Hundreds of thousands of dollars in advertising and visits by national soccer figures didn’t sway St. Louis voters, who again made it clear Tuesday they don’t want taxpayer money to be poured into a professional sports stadium.
"We didn't end up accomplishing what we wanted," said Jim Kavanaugh, the vice chairman of the ownership group, SC STL. "Take it as a great experience, not a great result."
SC STL chairman Paul Edgerley said people "worked hard" and that the group was "disappointed for St. Louis."
Speaking with reporters after the results came in, Kavanaugh said Prop 2's failure was effectively a death knell for St. Louis' chances for a MLS team. The city is competing with 11 other cities for four MLS expansion franchises.
“We don’t have a Plan B. And you know, there’s always a chance that something could happen," Kavanaugh said. "But I don’t see it.

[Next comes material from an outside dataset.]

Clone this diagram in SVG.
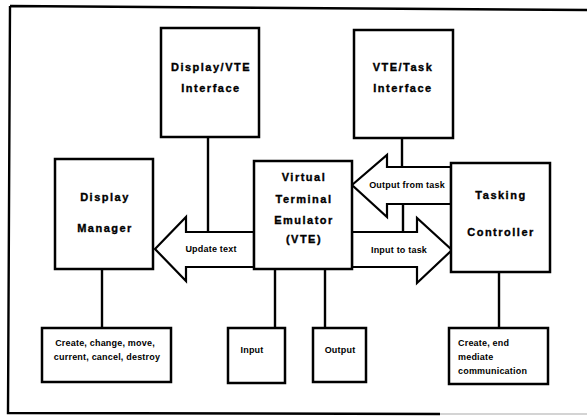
<svg xmlns="http://www.w3.org/2000/svg" width="587" height="416" viewBox="0 0 587 416">
<style>
.box{fill:#fff;stroke:#000;stroke-width:2.5}
.arrow{fill:#fff;stroke:#000;stroke-width:2.2;stroke-linejoin:miter}
.ln{stroke:#000;stroke-width:2.4;fill:none}
.t{font-family:"Liberation Sans",Arial,sans-serif;font-weight:bold;font-size:11px;letter-spacing:1.5px;text-anchor:middle;fill:#000;stroke:#000;stroke-width:0.35}
.s{font-family:"Liberation Sans",Arial,sans-serif;font-weight:bold;font-size:9px;letter-spacing:0.2px;fill:#000}
.m{text-anchor:middle}
</style>
<rect width="587" height="416" fill="#fff"/>
<g id="frame">
<path class="ln" d="M10,6 L587,10 M10,6 L8,413 L440,414"/>
<path d="M440,414 L587,414" stroke="#aaa" stroke-width="1.2"/>
</g>
<g id="connectors">
<line class="ln" x1="208" y1="137" x2="208" y2="232"/>
<line class="ln" x1="402" y1="138" x2="402" y2="167"/>
<line class="ln" x1="403" y1="204" x2="403" y2="232"/>
<line class="ln" x1="102" y1="269" x2="102" y2="328"/>
<line class="ln" x1="275" y1="269" x2="275" y2="328"/>
<line class="ln" x1="325" y1="269" x2="325" y2="328"/>
<line class="ln" x1="499" y1="272" x2="499" y2="328"/>
<g id="arrow-update">
<polygon class="arrow" points="155,249 186,217 186,232 254,232 254,267 186,267 186,281"/>
<text class="s m" x="211" y="252">Update text</text>
</g>
<g id="arrow-output">
<polygon class="arrow" points="352,185 387,155 387,167 451,167 451,204 387,204 387,217"/>
<text class="s m" x="407" y="188">Output from task</text>
</g>
<g id="arrow-input">
<polygon class="arrow" points="352,232 417,232 417,218 452,250 417,283 417,267 352,267"/>
<text class="s m" x="399" y="253">Input to task</text>
</g>
</g>
<g id="display-vte-interface">
<rect class="box" x="161" y="28" width="98" height="109"/>
<text class="t" x="211" y="71">Display/VTE</text>
<text class="t" x="211" y="92">Interface</text>
</g>
<g id="vte-task-interface">
<rect class="box" x="354" y="30" width="99" height="108"/>
<text class="t" x="403" y="71">VTE/Task</text>
<text class="t" x="403" y="92">Interface</text>
</g>
<g id="display-manager">
<rect class="box" x="55" y="159" width="98" height="110"/>
<text class="t" x="105" y="201">Display</text>
<text class="t" x="105" y="232">Manager</text>
</g>
<g id="vte">
<rect class="box" x="254" y="161" width="98" height="108"/>
<text class="t" x="304" y="181">Virtual</text>
<text class="t" x="304" y="203">Terminal</text>
<text class="t" x="304" y="224">Emulator</text>
<text class="t" x="304" y="243">(VTE)</text>
</g>
<g id="tasking-controller">
<rect class="box" x="451" y="163" width="99" height="109"/>
<text class="t" x="501" y="199">Tasking</text>
<text class="t" x="501" y="236">Controller</text>
</g>
<g id="dm-ops">
<rect class="box" x="42" y="328" width="129" height="54"/>
<text class="s m" x="105" y="346">Create, change, move,</text>
<text class="s m" x="107" y="360">current, cancel, destroy</text>
</g>
<g id="input">
<rect class="box" x="228" y="328" width="57" height="55"/>
<text class="s m" x="252" y="353">Input</text>
</g>
<g id="output">
<rect class="box" x="313" y="328" width="53" height="54"/>
<text class="s m" x="340" y="353">Output</text>
</g>
<g id="tc-ops">
<rect class="box" x="449" y="328" width="99" height="56"/>
<text class="s" x="458" y="346">Create, end</text>
<text class="s" x="458" y="360">mediate</text>
<text class="s" x="458" y="374">communication</text>
</g>
</svg>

I don’t see it.”
Opponents had argued the stadium shouldn’t be a priority for a city facing economic and public safety issues, and that a team wasn’t likely to benefit residents in struggling neighborhoods. The rejection also comes after the city’s Board of Aldermen didn’t bother putting up to public vote a plan to build a riverfront stadium for the now-departed St. Louis Rams, knowing the support wasn’t there.
Alderman Megan Green also questioned whether public financing was truly necessary. The 15th Ward Democrat noted that members of SC STL are all individually wealthy and could have come up with the $60 million themselves.
“So fans really need to be putting the pressure on them to come forth with the extra $60 million and say ‘we do want this,'" Green said. "We want to see a stadium here. We just don’t want to pay for it off the backs off affordable housing, public safety, and public health.”
SC STL had purchased TV, billboard and direct-mail advertisements for the ballot measures. And the city and SC STL had signed a community benefit agreement, instituting minority hiring programs and youth soccer initiatives.
Opponents spent little money against Proposition 2. But a number of prominent officials and Democratic activists, including St. Louis Treasurer Tishaura Jones, vocally opposed the measure.